A 25% economic contraction will be recorded in Lebanon by the end of the current year, the International Monetary Fund (IMF) said in a report published on Monday.
In April, the Lebanese economy shrunk by an estimated 12% in one of the worst economic contractions in the Middle East this year.
Although the coronavirus (COVID-19) pandemic has dealt a powerful blow to almost all Middle Eastern nations, its impact was particularly devastating for Lebanon, due to the fact that it was already suffering from the worst economic crisis in its history.
According to the IMF’s report, all Mideast nations are expected to recover from the recession and see a level of economic growth in 2021, except for two: Oman and Lebanon.

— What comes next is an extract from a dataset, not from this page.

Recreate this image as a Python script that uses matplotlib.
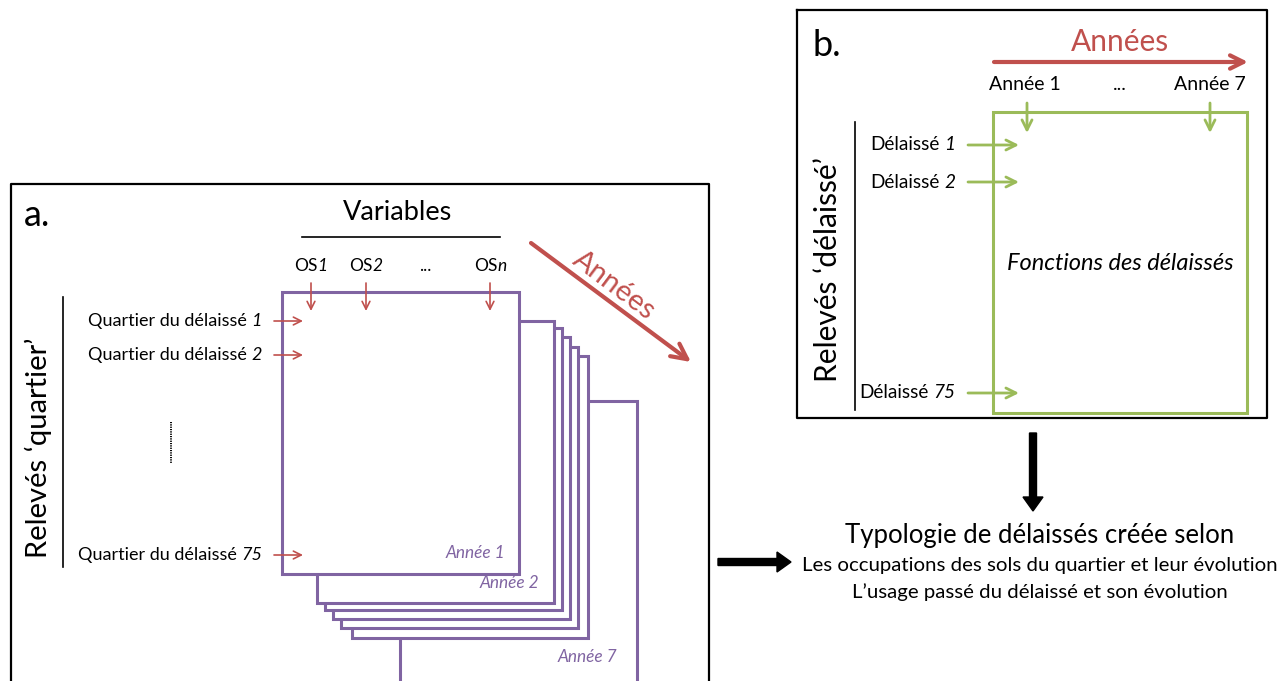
import matplotlib.pyplot as plt
from matplotlib.patches import Rectangle
from matplotlib.offsetbox import TextArea, HPacker, AnnotationBbox

plt.rcParams['font.family'] = ['Lato', 'DejaVu Sans']

# =====================================================
# Labels (regular part, italic part)
# =====================================================

variables = [("OS", "1"), ("OS", "2"), ("...", ""), ("OS", "n")]
quartiers = [("Quartier du délaissé", "1"),
             ("Quartier du délaissé", "2"),
             ("Quartier du délaissé", "75")]
sheet_labels = ["Année 1", "Année 2", "Année 7"]
annees_b = ["Année 1", "...", "Année 7"]
delaisses = [("Délaissé", "1"), ("Délaissé", "2"), ("Délaissé", "75")]
typo_lines = ["Les occupations des sols du quartier et leur évolution",
              "L’usage passé du délaissé et son évolution"]

purple = "#8064A2"
red = "#C0504D"
green = "#9BBB59"

fig = plt.figure(figsize=(12.88, 6.81), dpi=100)
ax = fig.add_axes([0, 0, 1, 1])
ax.set_xlim(0, 1288)
ax.set_ylim(681, 0)
ax.axis('off')


def mixed_label(x, y, regular, italic, size, ha, sep):
    parts = [TextArea(regular, textprops=dict(fontsize=size))]
    if italic:
        parts.append(TextArea(italic, textprops=dict(fontsize=size,
                                                     style='italic')))
    box = HPacker(children=parts, align='baseline', pad=0, sep=sep)
    halign = {'left': 0, 'center': 0.5, 'right': 1}[ha]
    ab = AnnotationBbox(box, (x, y), xycoords='data', frameon=False,
                        box_alignment=(halign, 0.5), pad=0)
    ax.add_artist(ab)


# =====================================================
# Panel a
# =====================================================

ax.plot([11, 11, 709, 709], [690, 184, 184, 690], color='black', lw=1.6)
ax.text(24, 216, "a.", fontsize=26, va='center', ha='left')

# stacked sheets (back to front)
sheets = [
    (400, 401, 637, 700),
    (352, 356, 588, 638),
    (341, 347, 578, 628),
    (333, 337, 570, 619),
    (325, 328, 562, 610),
    (317, 321, 554, 603),
    (282, 292, 519, 574),
]
for l, t, r, b in sheets:
    ax.add_patch(Rectangle((l, t), r-l, b-t, facecolor='white',
                           edgecolor=purple, lw=2.2))

ax.text(505, 553, sheet_labels[0], color=purple, style='italic',
        fontsize=12.4, ha='right', va='center')
ax.text(539, 583, sheet_labels[1], color=purple, style='italic',
        fontsize=12.4, ha='right', va='center')
ax.text(617, 657, sheet_labels[2], color=purple, style='italic',
        fontsize=12.4, ha='right', va='center')

ax.text(398, 213, "Variables", fontsize=19.5, ha='center', va='center')
ax.plot([302, 500], [237, 237], color='black', lw=1.2)

var_x = [311, 366, 425, 490]
for x, (reg, it) in zip(var_x, variables):
    mixed_label(x, 266, reg, it, 12.5, 'center', 0)
    if it:
        ax.annotate('', xy=(x, 311), xytext=(x, 283),
                    arrowprops=dict(arrowstyle='->', color=red, lw=1.2,
                                    mutation_scale=14, shrinkA=0, shrinkB=0))

q_y = [321, 355, 555]
for y, (reg, it) in zip(q_y, quartiers):
    mixed_label(262, y, reg, it, 13, 'right', 3)
    ax.annotate('', xy=(303, y), xytext=(274, y),
                arrowprops=dict(arrowstyle='->', color=red, lw=1.2,
                                mutation_scale=14, shrinkA=0, shrinkB=0))

ax.plot([171, 171], [422, 463], color='black', lw=1.4, ls=(0, (0.6, 0.6)))
ax.plot([63, 63], [297, 567], color='black', lw=1.2)
ax.text(38, 448, "Relevés ‘quartier’", fontsize=21, rotation=90,
        ha='center', va='center')

# diagonal years arrow
ax.annotate('', xy=(691, 362), xytext=(531, 243),
            arrowprops=dict(arrowstyle='->', color=red, lw=3,
                            mutation_scale=28, shrinkA=0, shrinkB=0))
ax.text(614, 285, "Années", color=red, fontsize=21, rotation=-37,
        ha='center', va='center', rotation_mode='anchor')

# =====================================================
# Panel b
# =====================================================

ax.plot([797, 1267, 1267, 797, 797], [10, 10, 418, 418, 10],
        color='black', lw=1.6)
ax.text(813, 45, "b.", fontsize=26, va='center', ha='left')

ax.text(1120, 42, "Années", color=red, fontsize=21.5, ha='center', va='center')
ax.annotate('', xy=(1248, 62), xytext=(994, 62),
            arrowprops=dict(arrowstyle='->', color=red, lw=3,
                            mutation_scale=24, shrinkA=0, shrinkB=0))

ann_x = [1025, 1120, 1210]
for x, lab in zip(ann_x, annees_b):
    ax.text(x, 84, lab, fontsize=14, ha='center', va='center')

ax.add_patch(Rectangle((993, 112), 254, 301, facecolor='white',
                       edgecolor=green, lw=2.2))
for x in [1027, 1210]:
    ax.annotate('', xy=(x, 133), xytext=(x, 103),
                arrowprops=dict(arrowstyle='->', color=green, lw=2,
                                mutation_scale=18, shrinkA=0, shrinkB=0))

d_y = [145, 182, 393]
for y, (reg, it) in zip(d_y, delaisses):
    mixed_label(955, y, reg, it, 13.7, 'right', 3.2)
    ax.annotate('', xy=(1019, y), xytext=(968, y),
                arrowprops=dict(arrowstyle='->', color=green, lw=2,
                                mutation_scale=18, shrinkA=0, shrinkB=0))

ax.plot([855, 855], [122, 410], color='black', lw=1.2)
ax.text(828, 270, "Relevés ‘délaissé’", fontsize=21.5, rotation=90,
        ha='center', va='center')
ax.text(1120, 264, "Fonctions des délaissés", fontsize=17, style='italic',
        ha='center', va='center')

# =====================================================
# Result
# =====================================================

ax.arrow(1033, 433, 0, 78, width=7, head_width=20, head_length=14,
         color='black', length_includes_head=True)
ax.arrow(718, 562, 73, 0, width=7, head_width=20, head_length=14,
         color='black', length_includes_head=True)

ax.text(1040, 535, "Typologie de délaissés créée selon", fontsize=18.5,
        ha='center', va='center')
ax.text(1040, 565, typo_lines[0], fontsize=14.7, ha='center', va='center')
ax.text(1040, 592, typo_lines[1], fontsize=14.7, ha='center', va='center')

plt.savefig("out.png", dpi=100)
plt.close()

In Lebanon’s case, this is because the roots of its problem are much older and deeper than the pandemic.
The country needs extensive effort and comprehensive reforms to begin to recover from the devastating effects of mismanagement that have been gradually pushing it to the brink for years.
But while reforms are clearly the first necessary step in revitalizing the economy, no serious steps have yet been taken by Lebanon’s ruling class to implement them.
Today, as it experiences crushing economic and financial conditions, Lebanon has no government, let alone a government of independent specialists that is genuinely capable of executing a rescue plan that earns it the confidence of the international community.
Instead, the prevailing scene in the political show is the same recurring disagreements among the main parties that have been criticized by world leaders for their poor performance, particularly when it comes to the stagnant talks with the IMF.